4.10.10

Payment debate instructs on confusion over govt role

What we must understand about government is that it is a necessary evil, and the debate over Louisiana payments to fallen and disabled servicemen provides instruction on how its inherent nature perverts even the best of intentions.

Former Pres. James Madison pointed out that if men were like angels, then no government would be necessary. But given our fallen natures, we are not and thus we contract to government our God-given right of autonomy in exchange for certain things to protect us from ourselves that allow us to maximize our life prospects. But the mistake that often gets made in the process, codified in liberalism, is that what benefits directed to us through government intervention, at the expense of the autonomy of others, are themselves rights even as we fail to understand they are not God-given, but government-given.

In 2007, the state generously decided to award to families of members of the Louisiana National Guard killed in wartime duty $250,000, and to those permanently disabled $100,000. Unfortunately, the program among some has generated envy since it has paid only for casualties since its inception. Others want it extended all the way back to when the hostilities in essence began, Sep. 11, 2001, to award families and affected Guardsman who suffered as far back as then. State officials, recognizing the state is short on money, said they would try to allocate the roughly $8 million to accomplish this.

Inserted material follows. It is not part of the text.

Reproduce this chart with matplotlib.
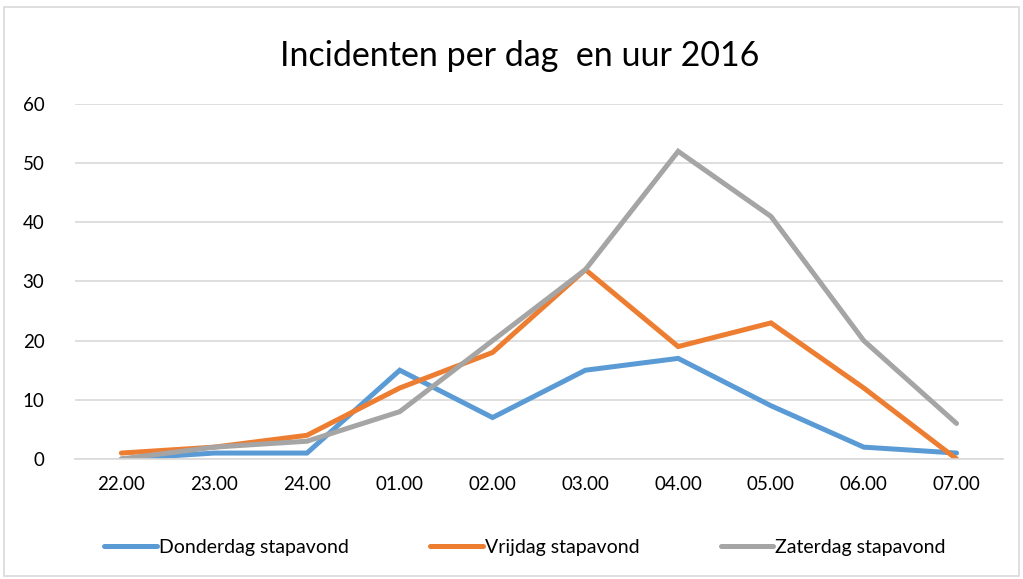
import matplotlib
matplotlib.use("Agg")
import matplotlib.pyplot as plt
from matplotlib.patches import Rectangle

hours = ["22.00", "23.00", "24.00", "01.00", "02.00", "03.00", "04.00", "05.00", "06.00", "07.00"]
donderdag = [0, 1, 1, 15, 7, 15, 17, 9, 2, 1]
vrijdag = [1, 2, 4, 12, 18, 32, 19, 23, 12, 0]
zaterdag = [0, 2, 3, 8, 20, 32, 52, 41, 20, 6]

series = [
    ("Donderdag stapavond", donderdag, "#5B9BD5"),
    ("Vrijdag stapavond", vrijdag, "#ED7D31"),
    ("Zaterdag stapavond", zaterdag, "#A5A5A5"),
]

plt.rcParams["font.family"] = ["Lato", "DejaVu Sans"]

fig = plt.figure(figsize=(10.23, 5.79), dpi=100)
# chart border
fig.patches.append(Rectangle((0.004, 0.006), 0.992, 0.982, transform=fig.transFigure,
                             fill=False, edgecolor="#D9D9D9", linewidth=1.2))
ax = fig.add_axes([0.0733, 0.2073, 0.9071, 0.6131])

x = list(range(len(hours)))
for name, vals, col in series:
    ax.plot(x, vals, color=col, linewidth=3.6, label=name, solid_capstyle="round",
            solid_joinstyle="miter")

ax.set_xlim(-0.5, len(hours) - 0.5)
ax.set_ylim(0, 60)
ax.set_yticks(range(0, 61, 10))
ax.set_xticks(x)
ax.set_xticklabels(hours)
ax.grid(axis="y", color="#D9D9D9", linewidth=1.2)
ax.set_axisbelow(True)
for s in ("top", "right", "left"):
    ax.spines[s].set_visible(False)
ax.spines["bottom"].set_color("#D9D9D9")
ax.spines["bottom"].set_linewidth(1.2)
ax.tick_params(length=0, labelsize=13.5, colors="#000000", pad=12)
ax.tick_params(axis="y", pad=22)

fig.text(0.508, 0.903, "Incidenten per dag  en uur 2016", ha="center", va="center", fontsize=24.5)

ax.legend(loc="center", bbox_to_anchor=(0.485, -0.249), ncol=3, frameon=False,
          fontsize=14, handlelength=2.7, handletextpad=0.1, columnspacing=4.2)

fig.savefig("out.png", dpi=100)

Notice how suddenly this all became an issue of “fairness.” By creating this extra benefit, the state created a set of beneficiaries which had the effect of allowing others to claim failure to give them the same was a kind of discrimination, confusing the concepts of “benefit” and “right.” Further, this appropriation of what is a “right” for some has mutated into the belief that the state is obligated to supply the resources to allow them to engage in expensive personal growth exercises, such as when one plaintiff says she needs the money to travel the world to attend ceremonies honoring her son and as a “way for us to get through the grieving process.”

Where does it end, this presumed mandatory largesse from government, funded by the confiscation of people’s property? What about the dead and maimed from the Gulf War? And farther back? And shouldn’t police and fire personnel killed in the performance of their duties merit the same amount of aid as a direct appropriation from government? Or what about others who have faced misfortune who didn’t even volunteer to be put into a position of danger? Just within the past two days around Baton Rouge, a stray bullet killed a teenager, a sheriff’s son was victimized in a drive-by shooting, and people gathered to honor the life of a girl also killed by senseless violence. What are these families owed (by government, not by the crimes’ perpetrators), by this logic?

And how about those whose life prospects, through no fault of their own, were radically diminished from their potential from birth? How about a woman like this, should she be given money because of her government-sponsored, legally-caused disability? Or should I get funds to help my “grieving process” when my wife, born with a mutated gene that has robbed her of most of her muscles and forces her to breathe through a machine, finishes her lifespan far shorter than that of the typical person without muscular dystrophy?

There’s a lot of sadness and misfortune in the world and to perceive government as the provider of the resources to compensate for it misunderstands the purpose of government, and places an illegitimate claim on its citizens that turns what should be a gift into an obligation. But that attitude is what happens when we forget what the real nature and purpose of government is and when we allow certain politicians to exploit that or to encourage an inappropriate idea about what government is all about.